Daley and Halligan were traveling through the area on their way to New York City when Marcus Lyon, of Wilbraham, was murdered. A 13-year-old boy who lived near Lyon told authorities he had seen two men acting suspiciously on the nearby toll road and picked Daley and Halligan out of a lineup.

The prejudice shown against Irish Catholics at the time was hardly disguised as court-appointed defense lawyers were given a mere 48 hours to prepare their case after Daley and Halligan had been held in jail for four months. Some 15,000 people turned out to watch the two Irishmen be hanged. Some years later, another man confessed to the murder on his deathbed.

Michael White, a professor at Fairfield University and author of "The Garden of Martyrs," a newly released historical novel about the incident, said he visited the memorial during his research and thought about what must have been going through the minds of the two men. Hampshire County Sheriff Robert J. Garvey read from the final statement of the condemned men, in which they reasserted their innocence but forgave their executors.
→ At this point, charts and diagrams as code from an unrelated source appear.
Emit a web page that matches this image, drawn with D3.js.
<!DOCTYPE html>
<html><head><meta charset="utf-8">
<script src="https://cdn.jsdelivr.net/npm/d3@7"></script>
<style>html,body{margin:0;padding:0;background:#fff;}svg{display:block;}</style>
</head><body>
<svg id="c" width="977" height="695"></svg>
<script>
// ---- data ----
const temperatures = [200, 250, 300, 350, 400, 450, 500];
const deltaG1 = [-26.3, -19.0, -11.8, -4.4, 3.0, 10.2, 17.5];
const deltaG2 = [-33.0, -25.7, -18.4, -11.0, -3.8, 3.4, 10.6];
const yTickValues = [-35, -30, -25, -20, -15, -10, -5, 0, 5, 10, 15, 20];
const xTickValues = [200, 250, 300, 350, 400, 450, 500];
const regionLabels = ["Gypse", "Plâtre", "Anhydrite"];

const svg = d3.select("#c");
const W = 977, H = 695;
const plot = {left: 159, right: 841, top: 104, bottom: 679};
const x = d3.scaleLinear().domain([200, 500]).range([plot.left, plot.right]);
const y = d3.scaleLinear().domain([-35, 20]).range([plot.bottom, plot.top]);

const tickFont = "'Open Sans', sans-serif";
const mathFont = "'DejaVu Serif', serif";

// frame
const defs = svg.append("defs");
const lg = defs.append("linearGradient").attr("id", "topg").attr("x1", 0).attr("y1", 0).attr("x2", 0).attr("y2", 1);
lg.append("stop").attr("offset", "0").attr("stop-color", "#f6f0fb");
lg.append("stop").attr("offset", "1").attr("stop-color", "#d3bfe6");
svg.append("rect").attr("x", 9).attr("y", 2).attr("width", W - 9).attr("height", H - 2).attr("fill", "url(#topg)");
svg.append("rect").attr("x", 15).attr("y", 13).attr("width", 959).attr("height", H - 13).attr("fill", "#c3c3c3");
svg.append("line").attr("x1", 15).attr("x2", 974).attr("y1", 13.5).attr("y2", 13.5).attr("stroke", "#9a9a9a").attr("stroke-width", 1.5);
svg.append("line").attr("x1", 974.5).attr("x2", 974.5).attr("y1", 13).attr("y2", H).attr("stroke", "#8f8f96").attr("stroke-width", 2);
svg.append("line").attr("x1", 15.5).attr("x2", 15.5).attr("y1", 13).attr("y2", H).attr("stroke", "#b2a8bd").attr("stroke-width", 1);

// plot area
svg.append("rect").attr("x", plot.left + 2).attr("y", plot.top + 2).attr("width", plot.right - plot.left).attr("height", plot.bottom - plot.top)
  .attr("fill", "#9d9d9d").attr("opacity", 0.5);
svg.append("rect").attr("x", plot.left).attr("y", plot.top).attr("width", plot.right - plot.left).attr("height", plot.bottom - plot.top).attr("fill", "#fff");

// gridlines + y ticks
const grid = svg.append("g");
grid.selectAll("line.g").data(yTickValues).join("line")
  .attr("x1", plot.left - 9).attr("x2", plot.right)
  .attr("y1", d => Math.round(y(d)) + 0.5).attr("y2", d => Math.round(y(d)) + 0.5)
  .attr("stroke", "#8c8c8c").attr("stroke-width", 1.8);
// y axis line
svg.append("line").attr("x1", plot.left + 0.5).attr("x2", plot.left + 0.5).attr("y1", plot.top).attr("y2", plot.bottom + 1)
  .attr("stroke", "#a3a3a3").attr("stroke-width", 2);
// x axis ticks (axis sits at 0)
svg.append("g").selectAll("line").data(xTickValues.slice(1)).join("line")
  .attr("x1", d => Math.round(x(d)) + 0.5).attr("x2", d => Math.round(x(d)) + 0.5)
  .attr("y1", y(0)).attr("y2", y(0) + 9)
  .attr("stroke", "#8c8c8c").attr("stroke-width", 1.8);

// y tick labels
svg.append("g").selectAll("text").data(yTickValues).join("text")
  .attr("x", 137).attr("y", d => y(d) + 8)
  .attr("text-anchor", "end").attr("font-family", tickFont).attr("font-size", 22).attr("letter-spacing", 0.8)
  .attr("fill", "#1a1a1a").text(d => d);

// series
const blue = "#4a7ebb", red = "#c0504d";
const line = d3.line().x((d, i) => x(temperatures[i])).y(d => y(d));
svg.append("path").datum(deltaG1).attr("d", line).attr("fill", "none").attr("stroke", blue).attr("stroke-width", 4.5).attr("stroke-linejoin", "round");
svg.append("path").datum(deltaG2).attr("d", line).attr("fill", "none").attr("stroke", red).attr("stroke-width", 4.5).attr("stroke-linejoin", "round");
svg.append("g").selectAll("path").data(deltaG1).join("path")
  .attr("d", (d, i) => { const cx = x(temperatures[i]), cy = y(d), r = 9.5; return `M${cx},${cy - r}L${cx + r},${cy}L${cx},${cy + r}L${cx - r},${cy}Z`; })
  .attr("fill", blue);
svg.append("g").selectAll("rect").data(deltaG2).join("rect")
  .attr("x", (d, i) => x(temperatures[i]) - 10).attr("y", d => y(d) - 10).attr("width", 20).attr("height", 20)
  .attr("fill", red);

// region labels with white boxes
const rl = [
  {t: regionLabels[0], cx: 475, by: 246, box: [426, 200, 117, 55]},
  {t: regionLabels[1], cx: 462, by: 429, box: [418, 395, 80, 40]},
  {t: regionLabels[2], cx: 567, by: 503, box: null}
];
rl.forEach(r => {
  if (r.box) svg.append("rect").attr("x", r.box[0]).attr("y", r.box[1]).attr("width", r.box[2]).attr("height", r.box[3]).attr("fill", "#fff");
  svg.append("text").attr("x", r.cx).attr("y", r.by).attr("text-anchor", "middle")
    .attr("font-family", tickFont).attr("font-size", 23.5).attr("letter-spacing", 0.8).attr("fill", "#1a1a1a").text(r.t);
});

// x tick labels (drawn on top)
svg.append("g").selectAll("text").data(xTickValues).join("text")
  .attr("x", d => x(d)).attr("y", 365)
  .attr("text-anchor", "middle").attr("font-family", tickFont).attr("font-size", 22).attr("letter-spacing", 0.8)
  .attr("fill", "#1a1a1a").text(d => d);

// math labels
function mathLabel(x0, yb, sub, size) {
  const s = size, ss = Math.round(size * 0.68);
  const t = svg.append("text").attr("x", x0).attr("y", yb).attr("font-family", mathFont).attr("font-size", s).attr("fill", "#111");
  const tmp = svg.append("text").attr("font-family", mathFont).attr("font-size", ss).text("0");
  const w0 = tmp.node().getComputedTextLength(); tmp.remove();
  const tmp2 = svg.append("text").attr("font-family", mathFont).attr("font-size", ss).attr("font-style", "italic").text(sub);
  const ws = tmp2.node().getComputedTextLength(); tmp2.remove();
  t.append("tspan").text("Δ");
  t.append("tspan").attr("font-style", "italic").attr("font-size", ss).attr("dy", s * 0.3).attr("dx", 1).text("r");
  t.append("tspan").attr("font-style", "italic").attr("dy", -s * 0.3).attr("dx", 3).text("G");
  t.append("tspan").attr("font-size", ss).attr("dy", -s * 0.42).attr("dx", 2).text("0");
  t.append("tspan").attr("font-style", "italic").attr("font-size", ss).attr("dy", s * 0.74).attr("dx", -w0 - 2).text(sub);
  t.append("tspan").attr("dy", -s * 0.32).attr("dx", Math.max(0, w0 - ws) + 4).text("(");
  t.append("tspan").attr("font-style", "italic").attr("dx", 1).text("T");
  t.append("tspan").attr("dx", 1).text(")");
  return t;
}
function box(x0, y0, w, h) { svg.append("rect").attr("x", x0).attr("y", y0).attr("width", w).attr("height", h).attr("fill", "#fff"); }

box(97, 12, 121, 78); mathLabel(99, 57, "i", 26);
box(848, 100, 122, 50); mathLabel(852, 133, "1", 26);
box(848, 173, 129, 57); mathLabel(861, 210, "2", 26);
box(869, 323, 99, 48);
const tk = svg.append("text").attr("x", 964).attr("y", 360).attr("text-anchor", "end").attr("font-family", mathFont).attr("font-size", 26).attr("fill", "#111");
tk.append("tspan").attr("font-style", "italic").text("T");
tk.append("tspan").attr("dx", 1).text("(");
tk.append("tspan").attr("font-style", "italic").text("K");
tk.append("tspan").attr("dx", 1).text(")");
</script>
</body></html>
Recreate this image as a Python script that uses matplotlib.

"'We blame no one,'" Garvey read. "'We forgive everyone.'"

The ceremony was one of a yearlong series of events commemorating the 200th anniversary of the deaths of Daley and Halligan.

The day started off on a more cheerful note as some 300 Irish and Irish-for-a-day gathered at the Clarion Hotel for the 26th Annual St. Patrick's Day Breakfast. As usual, the breakfast was an occasion for levity. With her recent mayoral opponent Richard J. Feldman sitting nearby at the head table, Mayor Mary Clare Higgins suggested that her Irish heritage helped her carry the day last November.

"I think a lot of people looked at the ballot and said, 'Didn't I go to St. Michael's with her?'" Higgins said.

Feldman, who followed Higgins to the podium, told the crowd, "The last time I spoke for a few minutes following the mayor last November, I didn't do so well, either."